My idea of love and celebrating Valentine’s Day is an inclusionary concept. I want to sweep in all the people, places, and things I’ve said I love. That ranges from loving sweet potatoes, to Gone with the Wind (both book and movie), reading (what a delightful escape), the beach, mountains, other beautiful places in nature, my dancing, hiking, writing and storytelling friends, my friends of history, loving memories of people who have died, my family, my life partner. I’m connected to all of them in some way, with varying degrees of emotions. You can love a lot of different ways.
A PICTORIAL ESSAY ON LOVE
Everybody loves something, even if it’s just tortillas. ~ Trungpa Rinpoche
Ya gotta learn to laugh. It’s the way to true love. ~ John Travolta in Michael
If lots more of us loved each other, we’d solve lots more problems. And then the world would be a gasser. ~ Louis Armstrong
I love you not only for what you are but for what I am when I am with you…

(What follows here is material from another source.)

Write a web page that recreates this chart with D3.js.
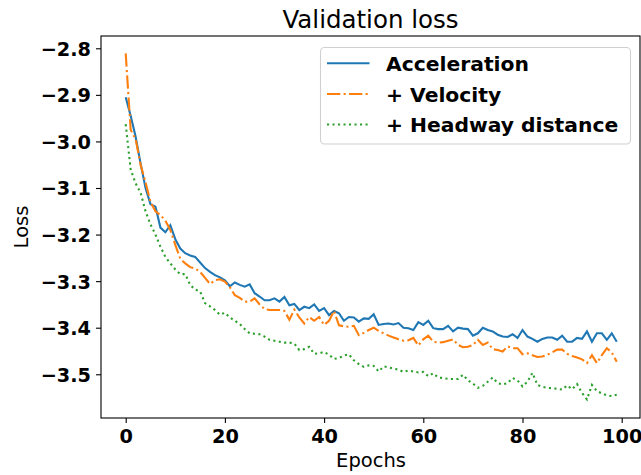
<!DOCTYPE html>
<html>
<head>
<meta charset="utf-8">
<script src="https://cdn.jsdelivr.net/npm/d3@7"></script>
<style>
  body { margin: 0; background: #fff; }
  svg { display: block; font-family: "DejaVu Sans", sans-serif; }
</style>
</head>
<body>
<script>
// series, one value per epoch (0..99)
var acceleration = [
  -2.905, -2.945, -2.990, -3.047, -3.100, -3.135, -3.140, -3.185, -3.195, -3.180,
  -3.210, -3.230, -3.240, -3.245, -3.248, -3.260, -3.272, -3.280, -3.287, -3.292,
  -3.298, -3.311, -3.303, -3.308, -3.312, -3.307, -3.326, -3.333, -3.341, -3.341,
  -3.337, -3.344, -3.334, -3.352, -3.349, -3.362, -3.355, -3.358, -3.350, -3.364,
  -3.358, -3.373, -3.364, -3.369, -3.385, -3.377, -3.378, -3.387, -3.380, -3.381,
  -3.371, -3.394, -3.392, -3.391, -3.393, -3.390, -3.400, -3.401, -3.405, -3.388,
  -3.394, -3.385, -3.401, -3.403, -3.403, -3.396, -3.408, -3.400, -3.402, -3.403,
  -3.417, -3.412, -3.400, -3.405, -3.408, -3.415, -3.419, -3.420, -3.414, -3.422,
  -3.405, -3.419, -3.424, -3.430, -3.424, -3.421, -3.421, -3.426, -3.417, -3.430,
  -3.430, -3.422, -3.424, -3.408, -3.430, -3.412, -3.412, -3.426, -3.412, -3.430
];
var velocity = [
  -2.811, -2.975, -2.995, -3.050, -3.088, -3.130, -3.150, -3.158, -3.170, -3.190,
  -3.222, -3.252, -3.262, -3.270, -3.273, -3.280, -3.293, -3.306, -3.298, -3.296,
  -3.301, -3.313, -3.330, -3.336, -3.344, -3.344, -3.337, -3.350, -3.360, -3.362,
  -3.362, -3.362, -3.364, -3.383, -3.361, -3.378, -3.391, -3.377, -3.385, -3.377,
  -3.394, -3.385, -3.364, -3.395, -3.397, -3.398, -3.396, -3.416, -3.411, -3.405,
  -3.400, -3.407, -3.412, -3.417, -3.421, -3.425, -3.428, -3.427, -3.422, -3.438,
  -3.425, -3.417, -3.430, -3.432, -3.431, -3.428, -3.425, -3.437, -3.442, -3.441,
  -3.437, -3.426, -3.437, -3.432, -3.446, -3.448, -3.451, -3.440, -3.444, -3.444,
  -3.457, -3.455, -3.459, -3.463, -3.462, -3.458, -3.453, -3.447, -3.447, -3.456,
  -3.461, -3.464, -3.468, -3.476, -3.459, -3.476, -3.459, -3.444, -3.453, -3.473
];
var headway = [
  -2.963, -3.060, -3.090, -3.110, -3.150, -3.178, -3.200, -3.226, -3.248, -3.262,
  -3.275, -3.285, -3.285, -3.308, -3.318, -3.322, -3.347, -3.354, -3.362, -3.372,
  -3.368, -3.378, -3.385, -3.392, -3.403, -3.412, -3.413, -3.414, -3.419, -3.426,
  -3.428, -3.430, -3.432, -3.432, -3.434, -3.448, -3.446, -3.441, -3.456, -3.455,
  -3.452, -3.458, -3.467, -3.465, -3.460, -3.457, -3.470, -3.478, -3.484, -3.481,
  -3.482, -3.494, -3.483, -3.485, -3.488, -3.490, -3.495, -3.492, -3.494, -3.496,
  -3.495, -3.504, -3.498, -3.507, -3.508, -3.510, -3.510, -3.510, -3.501, -3.513,
  -3.520, -3.529, -3.525, -3.516, -3.507, -3.519, -3.522, -3.519, -3.508, -3.513,
  -3.526, -3.516, -3.497, -3.523, -3.527, -3.529, -3.530, -3.531, -3.533, -3.524,
  -3.532, -3.521, -3.540, -3.554, -3.523, -3.536, -3.541, -3.545, -3.547, -3.544
];
var seriesNames = ["Acceleration", "+ Velocity", "+ Headway distance"];
var xTicks = [0, 20, 40, 60, 80, 100];
var yTicks = [-3.5, -3.4, -3.3, -3.2, -3.1, -3.0, -2.9, -2.8];

var svgWidth = 641, svgHeight = 475;
var margin = { left: 101, right: 640, top: 36, bottom: 418 };

var svg = d3.select("body").append("svg")
  .attr("width", svgWidth)
  .attr("height", svgHeight);

var x = d3.scaleLinear().domain([-4.98, 103.69]).range([margin.left, margin.right]);
var y = d3.scaleLinear().domain([-3.5939, -2.7736]).range([margin.bottom, margin.top]);

// axes
var xAxis = svg.append("g")
  .attr("transform", `translate(0,${margin.bottom})`)
  .call(d3.axisBottom(x).tickValues(xTicks).tickSize(5).tickPadding(6).tickFormat(d3.format("d")));
var yAxis = svg.append("g")
  .attr("transform", `translate(${margin.left},0)`)
  .call(d3.axisLeft(y).tickValues(yTicks).tickSize(5).tickPadding(5).tickFormat(d3.format(".1f")));

[xAxis, yAxis].forEach(function(g) {
  g.select(".domain").remove();
  g.selectAll(".tick line").attr("stroke", "#000").attr("stroke-width", 1.1);
  g.selectAll(".tick text")
    .attr("fill", "#000")
    .style("font-family", "DejaVu Sans")
    .style("font-weight", "bold")
    .style("font-size", "19.3px");
});
yAxis.selectAll(".tick text").attr("dy", "0.36em");

// lines (matplotlib-like dash patterns at 1.5pt)
var line = d3.line().x((d, i) => x(i)).y(d => y(d));
var styles = [
  { data: acceleration, color: "#1f77b4", dash: null },
  { data: velocity, color: "#ff7f0e", dash: "13.3,3.3,2.1,3.3" },
  { data: headway, color: "#2ca02c", dash: "2.1,3.4" }
];
styles.forEach(function(s) {
  svg.append("path")
    .datum(s.data)
    .attr("d", line)
    .attr("fill", "none")
    .attr("stroke", s.color)
    .attr("stroke-width", 2.1)
    .attr("stroke-dasharray", s.dash);
});

// frame
svg.append("rect")
  .attr("x", margin.left).attr("y", margin.top)
  .attr("width", margin.right - margin.left).attr("height", margin.bottom - margin.top)
  .attr("fill", "none").attr("stroke", "#000").attr("stroke-width", 1.1);

// title and labels
svg.append("text")
  .attr("x", (margin.left + margin.right) / 2).attr("y", 28.3)
  .attr("text-anchor", "middle")
  .style("font-size", "24.5px")
  .text("Validation loss");

svg.append("text")
  .attr("x", 371).attr("y", 467)
  .attr("text-anchor", "middle")
  .style("font-size", "19.5px")
  .text("Epochs");

svg.append("text")
  .attr("transform", `translate(27.5,${(margin.top + margin.bottom) / 2}) rotate(-90)`)
  .attr("text-anchor", "middle")
  .style("font-size", "19.5px")
  .text("Loss");

// legend
var legend = svg.append("g");
legend.append("rect")
  .attr("x", 320.5).attr("y", 47.5)
  .attr("width", 310).attr("height", 96.5)
  .attr("rx", 4)
  .attr("fill", "#fff").attr("fill-opacity", 0.8)
  .attr("stroke", "#d0d0d0").attr("stroke-width", 1.1);

var rowY = [63.3, 94, 124.5];
styles.forEach(function(s, i) {
  legend.append("line")
    .attr("x1", 327).attr("x2", 369.5)
    .attr("y1", rowY[i]).attr("y2", rowY[i])
    .attr("stroke", s.color)
    .attr("stroke-width", 2.1)
    .attr("stroke-dasharray", s.dash);
  legend.append("text")
    .attr("x", 386).attr("y", rowY[i] + 7.5)
    .style("font-weight", "bold")
    .style("font-size", "20.3px")
    .text(seriesNames[i]);
});
</script>
</body>
</html>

I love you for the part of me that you bring out… I love you for ignoring the possibilities of the fool and weakling in me, and for laying firm hold of the possibilities of good in me… You have done it all by being yourself. ~ Ray Croft
It was a million tiny little things that, when you added them all up, they meant we were supposed to be together… and I knew it. ~ Tom Hanks, Sleepless In Seattle
Zing went the strings of my heart. ~ James Hanley. 1934 song
Family faces are magic mirrors. Looking at people who belong to us, we see the past, present, and future. ~ Gail Lumet Buckley
Love is an excess of friendship. ~ Aristotle
Too much of a good thing is wonderful. ~ Mae West
HAPPY VALENTINE’S DAY!
Wonderful Blog Ethel!
Thank you, Channon. Glad you “stopped by.” I think Valentine’s Day has different deeper meanings for many of us, but it really is about love. And it sure isn’t limited to just one day.
From the voice of Cathy in Wuthering Heights:
“Ellen, I am Heathcliff.” Love is the Trinity—the Real and Ideal becoming One. Love is reading another’s mind and articulating another’s thoughts, accurately. Love is seeing into the light of another’s soul, recognizing what is good, and leaving the rest in the darkness, where it belongs. Love is the carnal manifestation of who we are, what we should be.
Thank you for your beautiful and inspirational Valentine’s Day message, Ethel; so many sweet and colorful words strung together like a necklace of candy hearts.
Joanne,
How did I miss this comment? I always enjoy hearing from you. Your comments never fail to make me think and renew my commitment to writing authentically, carefully, and to use words that say what I mean. This often calls for stepping back and reviewing beliefs and values. You keep me honest.